As wave 2 of Vintage hits-- I just got mine-- it's amazing to see just how much mileage Hasbro can squeeze out of the molds it already profited from a few times over. Only 1 of the 5 figures appears to be completely new tooling, with Leia being basically given new accessories, Luke's about 50% new, as is Colonel Cracken. And yet, they're still really cool and compelling. I actually really do love the hero characters and if they can find a new way to do them, I'm on board.

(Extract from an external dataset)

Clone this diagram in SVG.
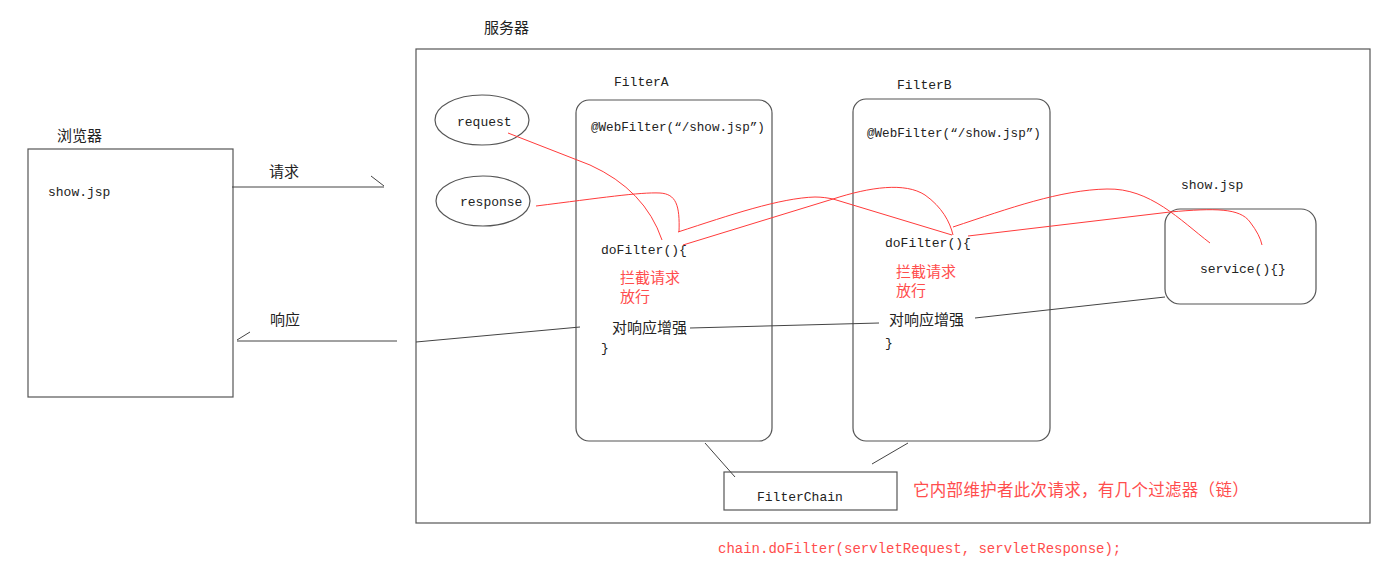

Having said that, this is starting to feel like we're in the home stretch. Will Hasbro renew its license when it runs out? Will we start to see more toys announced and quietly shelved? Does someone need to keep a list of everything Hasbro announces just so we can go over it annually to point out what didn't make the cut? (On that last one, yes.) Even if the line slows down to 20 or 30 figures a year, it's still better than it could be. I remember when we had Bend-Ems, and we hunted those ugly things down! It's still going to be an interesting year, or at least first-half, I'm just a little nervous as to what Hasbro will be doing for the holidays. We've seen how they're treating Transformers lately, I don't think I've ever been quite as turned off by a toy brand as I have been over how it's been treated in the last year. I'm just glad there aren't any exclusives for Star Wars limited to the hundreds or thousand of pieces! (You know, when they actually ship.)
I'm still more or less happy with what's on deck for the year. Fewer figures is not a concern, but no figures, or segments which are already basically done for the year is a little disturbing. We've got more coming, though, plus a few trade shows with panels to announce more stuff. And exclusives, we don't know a dang thing for exclusives after what's out now unless I forgot something.